Mathematical formulation¶
Formulation¶
Given a sample of \(n\) independent observations \(\mathbf{x}_1,...,\mathbf{x}_n\) of length \(m\), the sample co-variance matrix of \(X\in R^{n\times m}\) is given by
\[Q = \frac{1}{n-1} \sum_{i=1}^n(\mathbf{x}_i - \mathbf{\hat{x}})(\mathbf{x}_i - \mathbf{\hat{x}})^T\]
where \(\mathbf{x}_i\) denotes the \(i\)-th observation and
\[\mathbf{\hat{x}} = \frac{1}{n}\sum_{i=1}^n\mathbf{x}_i\]
is the sample mean. Re-organizing the first formula, we get
\[Q = \frac{1}{n-1}\left[\sum_{i=1}^n\mathbf{x}_i\mathbf{x}_i^T - \mathbf{\hat{x}}\left(\sum_{i=1}^n\mathbf{x}_i\right)^T - \left(\sum_{i=1}^n\mathbf{x}_i\right)\mathbf{\hat{x}}^T + n\mathbf{\hat{x}}\mathbf{\hat{x}}^T\right]\]

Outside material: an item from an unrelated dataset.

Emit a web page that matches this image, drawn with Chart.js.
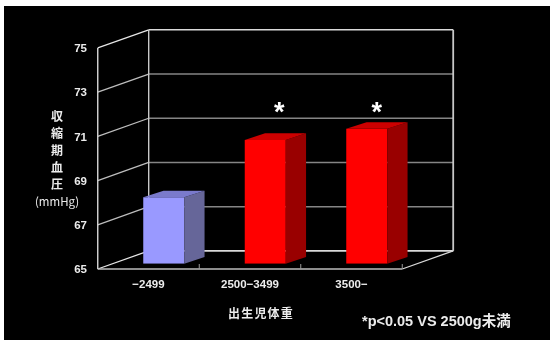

which is essentially the application of \((a-b)^2 = 2a^2 - 2ab - b^2\). Substituting the sums, we get
\[Q = \frac{1}{n-1}\left[A - \mathbf{\hat{x}}\mathbf{b}^T - \mathbf{b}\mathbf{\hat{x}}^T + n\mathbf{\hat{x}}\mathbf{\hat{x}}^T\right]\]
Updating¶
From this form, we can derive an efficient update of \(Q_{n+1}\) when a new sample \(\mathbf{x}_{n+1}\) becomes available. First we update \(A\) and \(\mathbf{b}\)
\[\begin{split}A_{n+1} = A_n + \mathbf{x}_{n+1}\mathbf{x}_{x-1}^T\\\end{split}\]\[\begin{split}\mathbf{b}_{n+1} = \mathbf{b} + \mathbf{x}_{x+1}\\\end{split}\]
then calculate the new sample mean
\[\mathbf{\hat{x}}_{n+1} = \frac{1}{n+1}\mathbf{b}_{n+1}\]
to finally compute the updated co-variance matrix
\[Q_{n+1} = \frac{1}{n}\left[A_{n+1} - \mathbf{\hat{x}}_{n+1}\mathbf{b}_{n+1}^T - \mathbf{b}_{n+1}\mathbf{\hat{x}}_{n+1}^T + (n+1)\mathbf{\hat{x}}_{n+1}\mathbf{\hat{x}}_{n+1}^T\right]\]